In secondo luogo il film affronta l’importanza fondamentale che in certi momenti della vita assumono le tematiche del viaggio e del cambio geografico di attività. Carl Casper riannoda i fili lacerati della sua trama gastronomica, tornando nella città di Miami, dove aveva mosso i primi passi come chef, scoprendo per la seconda volta tutti quei motivi che lo avevano spinto a fare della cucina il suo mestiere e la sua ragione di vita. Anche in questo caso noi sappiamo quanto alle volte, lungo i nostri percorsi professionali, quando perdiamo motivazioni e mordente, sia importante fermarsi, magari tornare alle origini delle nostre scelte, per ricordarci le motivazioni che, allora, ci spinsero ad agire, al fine di poterle riutilizzare per superare le crisi odierne, di qualunque natura esse siano, professionali, familiari o esistenziali.

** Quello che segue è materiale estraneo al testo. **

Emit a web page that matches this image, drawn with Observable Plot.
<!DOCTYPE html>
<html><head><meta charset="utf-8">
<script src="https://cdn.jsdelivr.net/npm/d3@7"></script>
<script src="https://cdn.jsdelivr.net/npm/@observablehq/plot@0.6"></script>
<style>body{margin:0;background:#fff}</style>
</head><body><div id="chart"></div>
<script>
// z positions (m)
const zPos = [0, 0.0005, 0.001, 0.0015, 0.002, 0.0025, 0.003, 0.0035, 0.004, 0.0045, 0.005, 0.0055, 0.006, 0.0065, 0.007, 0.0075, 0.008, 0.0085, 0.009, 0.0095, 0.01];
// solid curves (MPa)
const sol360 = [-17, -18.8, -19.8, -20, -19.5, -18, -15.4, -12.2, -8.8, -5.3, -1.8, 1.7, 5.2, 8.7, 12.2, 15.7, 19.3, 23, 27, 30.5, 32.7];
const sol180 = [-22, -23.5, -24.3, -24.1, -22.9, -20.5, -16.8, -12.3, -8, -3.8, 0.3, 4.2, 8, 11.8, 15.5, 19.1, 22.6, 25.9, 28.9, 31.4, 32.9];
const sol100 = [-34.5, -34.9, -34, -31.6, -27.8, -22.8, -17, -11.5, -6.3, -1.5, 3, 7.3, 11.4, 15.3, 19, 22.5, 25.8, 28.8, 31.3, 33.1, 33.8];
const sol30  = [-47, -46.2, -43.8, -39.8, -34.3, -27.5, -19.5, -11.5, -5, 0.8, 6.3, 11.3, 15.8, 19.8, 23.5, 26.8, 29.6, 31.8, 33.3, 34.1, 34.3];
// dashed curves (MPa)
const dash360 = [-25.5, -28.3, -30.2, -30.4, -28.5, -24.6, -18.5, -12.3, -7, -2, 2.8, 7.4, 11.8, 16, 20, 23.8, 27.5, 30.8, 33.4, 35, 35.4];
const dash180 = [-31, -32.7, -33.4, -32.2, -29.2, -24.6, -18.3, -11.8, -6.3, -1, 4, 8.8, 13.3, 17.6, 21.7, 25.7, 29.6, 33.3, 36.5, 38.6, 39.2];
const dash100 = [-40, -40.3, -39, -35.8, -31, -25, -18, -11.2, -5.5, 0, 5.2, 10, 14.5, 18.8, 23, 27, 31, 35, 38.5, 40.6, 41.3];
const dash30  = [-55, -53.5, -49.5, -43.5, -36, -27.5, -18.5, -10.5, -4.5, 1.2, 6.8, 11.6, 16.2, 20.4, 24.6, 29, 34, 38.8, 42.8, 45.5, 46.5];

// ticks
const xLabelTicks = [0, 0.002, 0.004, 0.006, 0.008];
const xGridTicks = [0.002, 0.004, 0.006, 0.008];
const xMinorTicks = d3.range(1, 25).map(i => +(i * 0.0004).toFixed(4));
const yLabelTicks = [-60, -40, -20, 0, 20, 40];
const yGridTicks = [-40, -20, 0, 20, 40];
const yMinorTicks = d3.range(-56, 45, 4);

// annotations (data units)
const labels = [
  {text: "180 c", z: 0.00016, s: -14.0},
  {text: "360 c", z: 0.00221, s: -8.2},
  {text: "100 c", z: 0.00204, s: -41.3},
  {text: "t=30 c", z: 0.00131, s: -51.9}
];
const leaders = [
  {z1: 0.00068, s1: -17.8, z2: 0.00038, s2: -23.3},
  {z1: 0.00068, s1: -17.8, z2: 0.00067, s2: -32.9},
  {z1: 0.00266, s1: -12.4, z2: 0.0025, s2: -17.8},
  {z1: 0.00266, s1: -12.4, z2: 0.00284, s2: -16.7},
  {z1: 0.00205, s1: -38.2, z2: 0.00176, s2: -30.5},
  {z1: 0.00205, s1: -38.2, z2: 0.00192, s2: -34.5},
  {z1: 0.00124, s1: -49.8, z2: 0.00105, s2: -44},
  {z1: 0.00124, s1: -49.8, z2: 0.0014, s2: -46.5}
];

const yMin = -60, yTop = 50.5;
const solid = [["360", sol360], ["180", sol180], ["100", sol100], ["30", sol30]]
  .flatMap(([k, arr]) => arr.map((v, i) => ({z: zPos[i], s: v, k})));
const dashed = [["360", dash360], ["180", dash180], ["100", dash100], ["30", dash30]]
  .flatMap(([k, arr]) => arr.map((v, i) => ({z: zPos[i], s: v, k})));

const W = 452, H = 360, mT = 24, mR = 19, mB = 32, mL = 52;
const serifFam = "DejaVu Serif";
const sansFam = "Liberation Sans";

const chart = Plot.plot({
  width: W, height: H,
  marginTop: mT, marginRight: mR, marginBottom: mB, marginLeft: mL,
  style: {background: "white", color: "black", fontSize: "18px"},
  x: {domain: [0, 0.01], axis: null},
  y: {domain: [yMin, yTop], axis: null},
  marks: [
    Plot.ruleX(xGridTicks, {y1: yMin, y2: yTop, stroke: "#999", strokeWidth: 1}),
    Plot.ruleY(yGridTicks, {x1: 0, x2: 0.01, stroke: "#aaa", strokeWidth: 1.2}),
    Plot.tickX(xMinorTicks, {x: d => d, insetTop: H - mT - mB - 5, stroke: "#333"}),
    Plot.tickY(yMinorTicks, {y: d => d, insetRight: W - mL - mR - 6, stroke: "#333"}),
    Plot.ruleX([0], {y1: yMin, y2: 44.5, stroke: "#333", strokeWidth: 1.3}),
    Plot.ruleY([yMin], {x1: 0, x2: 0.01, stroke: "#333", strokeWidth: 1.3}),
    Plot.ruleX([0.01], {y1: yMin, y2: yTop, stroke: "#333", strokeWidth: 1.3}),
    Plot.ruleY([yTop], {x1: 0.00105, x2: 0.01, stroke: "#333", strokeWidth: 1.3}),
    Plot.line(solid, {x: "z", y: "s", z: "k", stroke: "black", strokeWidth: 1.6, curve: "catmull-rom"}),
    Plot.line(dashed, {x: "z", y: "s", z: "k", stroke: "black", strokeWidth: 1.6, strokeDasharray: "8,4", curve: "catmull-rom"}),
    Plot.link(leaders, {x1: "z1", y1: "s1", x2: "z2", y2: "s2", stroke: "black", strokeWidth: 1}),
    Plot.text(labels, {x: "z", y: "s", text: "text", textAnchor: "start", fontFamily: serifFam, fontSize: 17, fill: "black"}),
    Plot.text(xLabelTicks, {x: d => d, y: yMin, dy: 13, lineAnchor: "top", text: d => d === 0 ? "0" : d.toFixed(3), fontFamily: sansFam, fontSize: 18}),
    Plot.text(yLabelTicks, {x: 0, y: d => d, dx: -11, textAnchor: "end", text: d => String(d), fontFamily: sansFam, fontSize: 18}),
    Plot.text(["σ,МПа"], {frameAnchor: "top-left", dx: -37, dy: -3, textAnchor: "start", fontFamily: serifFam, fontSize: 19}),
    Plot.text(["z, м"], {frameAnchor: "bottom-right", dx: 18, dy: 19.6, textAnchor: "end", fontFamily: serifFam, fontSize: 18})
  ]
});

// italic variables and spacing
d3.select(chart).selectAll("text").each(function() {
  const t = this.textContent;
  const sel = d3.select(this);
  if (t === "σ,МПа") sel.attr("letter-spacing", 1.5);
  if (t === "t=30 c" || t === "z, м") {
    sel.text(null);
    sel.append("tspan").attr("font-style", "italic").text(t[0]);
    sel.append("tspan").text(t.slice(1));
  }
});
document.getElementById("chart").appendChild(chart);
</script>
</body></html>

In terzo luogo, ed è l’aspetto meno scontato del film, la rinascita di Carl Casper come chef è documentata passo passo dal diario virtuale che il figlio dipana su social network come Twitter, Facebook ed Instagram, che rappresentano una parte importante del successo della nuova attività on the road. Qui gli insegnamenti che possiamo trarre sono svariati e molteplici, ma fra tutti si impone quello dell’importanza che lo storytelling sta assumendo nelle campagne pubblicitarie non solo social. La storia coast to coast, riportata sui profili social dal figlio dello chef, infarcita di curiosità, foto divertenti, ricette, successi e soste, appassiona prima centinaia, poi migliaia di utenti, tutti potenziali clienti, che il food truck incontra nelle città lungo il suo percorso per tornare a casa. Il bisogno di storie e di serialità, così evidente nella scrittura di soggetti e sceneggiature di serie tv di successo, ci dice inequivocabilmente che, se pure al mondo i lettori sono sempre meno, il bisogno di storie è comunque in crescita.

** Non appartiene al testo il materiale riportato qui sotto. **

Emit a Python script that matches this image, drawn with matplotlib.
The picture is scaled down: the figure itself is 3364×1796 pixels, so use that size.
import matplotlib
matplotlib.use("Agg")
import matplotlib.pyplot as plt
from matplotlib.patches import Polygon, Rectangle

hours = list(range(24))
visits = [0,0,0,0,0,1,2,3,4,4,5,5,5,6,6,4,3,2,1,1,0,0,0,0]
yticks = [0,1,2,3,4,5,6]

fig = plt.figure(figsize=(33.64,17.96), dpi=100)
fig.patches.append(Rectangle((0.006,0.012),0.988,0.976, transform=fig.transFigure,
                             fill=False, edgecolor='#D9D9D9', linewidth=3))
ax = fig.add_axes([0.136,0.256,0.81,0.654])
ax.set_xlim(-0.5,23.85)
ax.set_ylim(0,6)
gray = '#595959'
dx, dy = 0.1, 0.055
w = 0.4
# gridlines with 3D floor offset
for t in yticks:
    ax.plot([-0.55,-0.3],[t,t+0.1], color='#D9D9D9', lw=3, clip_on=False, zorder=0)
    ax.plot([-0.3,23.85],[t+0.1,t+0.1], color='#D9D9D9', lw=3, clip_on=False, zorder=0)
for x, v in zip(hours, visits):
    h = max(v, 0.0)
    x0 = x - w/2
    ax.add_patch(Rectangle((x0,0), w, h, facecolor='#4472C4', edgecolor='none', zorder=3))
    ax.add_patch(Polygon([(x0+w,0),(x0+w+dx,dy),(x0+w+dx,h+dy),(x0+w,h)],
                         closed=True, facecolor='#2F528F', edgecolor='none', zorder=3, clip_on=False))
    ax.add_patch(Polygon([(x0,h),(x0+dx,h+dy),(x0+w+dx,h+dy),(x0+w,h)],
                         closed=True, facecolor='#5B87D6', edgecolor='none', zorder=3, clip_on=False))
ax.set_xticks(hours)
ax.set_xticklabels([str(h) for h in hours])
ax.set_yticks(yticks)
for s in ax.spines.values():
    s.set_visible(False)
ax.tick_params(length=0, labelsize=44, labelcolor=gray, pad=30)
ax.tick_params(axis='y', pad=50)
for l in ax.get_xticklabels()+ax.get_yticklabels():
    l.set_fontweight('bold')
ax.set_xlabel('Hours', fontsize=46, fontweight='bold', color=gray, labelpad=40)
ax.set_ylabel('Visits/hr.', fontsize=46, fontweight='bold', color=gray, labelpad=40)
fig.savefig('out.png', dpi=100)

Il film, insomma, è un solido prodotto cinematografico, diretto alla vecchia maniera, con un cast di primo livello ed interpretazioni credibili ed efficaci, ma, accanto a questo, esso rappresenta un ottimo esercizio di marketing e management applicato, ci insegna l’importanza di concetti spesso astrusi come il cambio di prospettive, lo storytelling, il ritorno alle origini delle nostre scelte di vita e da ultimo affronta l’importanza del cambiamento cui spesso la vita ci costringe. Il film ci dice, o meglio, ci racconta e chiarisce una delle più belle massime del poeta Thomas Eliot quando scrisse: “Non smetteremo mai di esplorare, di cercare, di sperimentare e dopo innumerevoli giri torneremo al nostro punto di partenza per scoprire quel posto per la prima volta”.
Come spesso ho scritto e detto, un buon film non è solo un buon film, ma è sempre qualcosa di più. Buona visione.